▸ Problem: For the listing below, give the count of lines containing "matplotlib", and no other text.

▸ Data excerpt:
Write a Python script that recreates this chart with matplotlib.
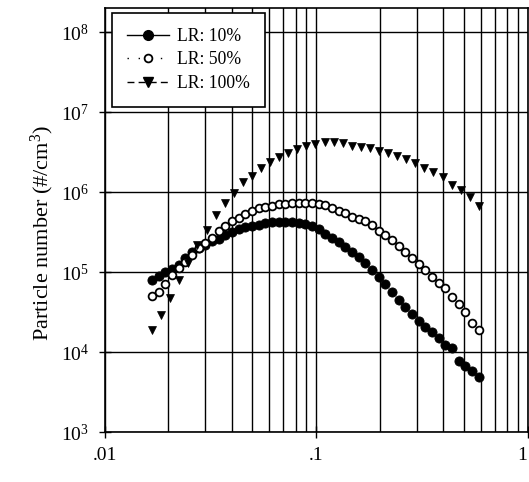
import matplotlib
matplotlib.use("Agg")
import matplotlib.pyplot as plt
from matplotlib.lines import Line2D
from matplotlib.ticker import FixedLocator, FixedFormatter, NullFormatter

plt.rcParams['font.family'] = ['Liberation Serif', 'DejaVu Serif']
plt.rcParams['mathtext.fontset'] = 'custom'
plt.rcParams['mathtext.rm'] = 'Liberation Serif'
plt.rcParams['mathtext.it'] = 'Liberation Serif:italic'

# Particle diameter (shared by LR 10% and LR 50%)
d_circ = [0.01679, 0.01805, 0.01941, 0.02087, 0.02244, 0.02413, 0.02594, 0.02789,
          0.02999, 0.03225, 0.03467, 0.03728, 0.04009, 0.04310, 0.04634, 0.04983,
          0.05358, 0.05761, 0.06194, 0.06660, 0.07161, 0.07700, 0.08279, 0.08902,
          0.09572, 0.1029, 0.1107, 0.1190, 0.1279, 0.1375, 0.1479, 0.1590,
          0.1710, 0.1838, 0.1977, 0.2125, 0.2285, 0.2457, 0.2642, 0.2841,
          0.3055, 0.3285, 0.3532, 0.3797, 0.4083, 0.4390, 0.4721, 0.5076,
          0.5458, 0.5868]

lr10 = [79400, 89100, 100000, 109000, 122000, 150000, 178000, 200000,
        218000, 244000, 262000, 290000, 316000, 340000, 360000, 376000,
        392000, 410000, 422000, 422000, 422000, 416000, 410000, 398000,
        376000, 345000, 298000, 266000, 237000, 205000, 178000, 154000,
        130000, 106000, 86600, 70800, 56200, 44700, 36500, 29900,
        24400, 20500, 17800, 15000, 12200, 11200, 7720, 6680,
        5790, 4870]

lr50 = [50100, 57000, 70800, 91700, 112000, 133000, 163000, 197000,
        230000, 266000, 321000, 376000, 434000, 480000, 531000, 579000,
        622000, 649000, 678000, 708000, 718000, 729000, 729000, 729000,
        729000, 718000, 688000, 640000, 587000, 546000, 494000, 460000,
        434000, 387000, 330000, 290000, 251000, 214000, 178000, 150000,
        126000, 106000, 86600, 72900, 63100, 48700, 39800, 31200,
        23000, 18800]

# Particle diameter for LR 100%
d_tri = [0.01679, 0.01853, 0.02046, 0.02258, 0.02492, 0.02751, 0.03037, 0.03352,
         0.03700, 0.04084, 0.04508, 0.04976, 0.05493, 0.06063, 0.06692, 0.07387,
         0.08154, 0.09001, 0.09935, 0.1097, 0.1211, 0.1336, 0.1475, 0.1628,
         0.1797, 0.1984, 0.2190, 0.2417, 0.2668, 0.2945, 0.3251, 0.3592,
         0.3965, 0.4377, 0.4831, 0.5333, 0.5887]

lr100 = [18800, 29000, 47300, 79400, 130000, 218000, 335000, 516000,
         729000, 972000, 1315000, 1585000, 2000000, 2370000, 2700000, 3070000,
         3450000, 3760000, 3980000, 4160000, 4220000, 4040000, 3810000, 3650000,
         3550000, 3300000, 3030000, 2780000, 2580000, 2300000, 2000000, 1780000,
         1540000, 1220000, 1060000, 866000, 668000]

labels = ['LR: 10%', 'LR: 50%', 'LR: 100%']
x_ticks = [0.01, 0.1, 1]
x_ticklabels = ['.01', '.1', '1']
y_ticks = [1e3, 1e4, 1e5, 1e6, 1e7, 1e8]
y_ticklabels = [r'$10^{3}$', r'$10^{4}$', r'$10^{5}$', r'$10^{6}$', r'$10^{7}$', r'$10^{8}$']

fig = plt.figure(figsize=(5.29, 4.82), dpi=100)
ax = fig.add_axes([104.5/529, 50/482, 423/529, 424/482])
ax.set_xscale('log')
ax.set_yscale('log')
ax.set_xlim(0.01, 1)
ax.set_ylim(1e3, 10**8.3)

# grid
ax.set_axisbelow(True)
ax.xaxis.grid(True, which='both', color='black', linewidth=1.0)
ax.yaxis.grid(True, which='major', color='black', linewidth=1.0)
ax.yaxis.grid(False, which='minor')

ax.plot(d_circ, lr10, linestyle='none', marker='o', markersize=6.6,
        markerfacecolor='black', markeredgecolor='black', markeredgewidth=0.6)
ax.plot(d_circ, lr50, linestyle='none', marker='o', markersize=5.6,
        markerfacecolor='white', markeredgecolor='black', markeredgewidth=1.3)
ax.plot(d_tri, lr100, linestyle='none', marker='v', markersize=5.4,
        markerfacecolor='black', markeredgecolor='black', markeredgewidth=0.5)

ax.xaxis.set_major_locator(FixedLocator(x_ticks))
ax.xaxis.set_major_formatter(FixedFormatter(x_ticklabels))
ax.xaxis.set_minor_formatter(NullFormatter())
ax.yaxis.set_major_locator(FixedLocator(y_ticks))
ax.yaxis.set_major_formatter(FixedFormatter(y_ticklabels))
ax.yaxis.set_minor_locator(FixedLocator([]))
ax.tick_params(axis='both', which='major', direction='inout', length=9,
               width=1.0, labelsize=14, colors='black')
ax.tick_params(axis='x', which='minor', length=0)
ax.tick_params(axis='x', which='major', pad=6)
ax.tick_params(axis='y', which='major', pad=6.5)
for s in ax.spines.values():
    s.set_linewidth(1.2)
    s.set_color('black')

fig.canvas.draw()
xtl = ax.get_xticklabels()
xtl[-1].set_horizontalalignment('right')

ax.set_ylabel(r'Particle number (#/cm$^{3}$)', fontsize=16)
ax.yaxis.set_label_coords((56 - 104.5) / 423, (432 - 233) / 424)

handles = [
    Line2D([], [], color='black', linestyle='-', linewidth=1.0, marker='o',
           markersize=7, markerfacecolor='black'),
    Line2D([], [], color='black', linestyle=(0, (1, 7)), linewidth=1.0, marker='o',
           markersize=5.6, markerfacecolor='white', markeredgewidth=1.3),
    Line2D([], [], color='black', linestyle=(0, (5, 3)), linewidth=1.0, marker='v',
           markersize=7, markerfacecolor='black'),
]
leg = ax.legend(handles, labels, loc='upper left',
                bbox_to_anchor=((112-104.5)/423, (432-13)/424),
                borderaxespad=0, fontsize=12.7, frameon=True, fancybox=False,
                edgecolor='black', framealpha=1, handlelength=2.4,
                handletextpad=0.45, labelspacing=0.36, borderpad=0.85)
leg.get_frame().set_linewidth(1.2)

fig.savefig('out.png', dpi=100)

▸ Solution to the exercise: 6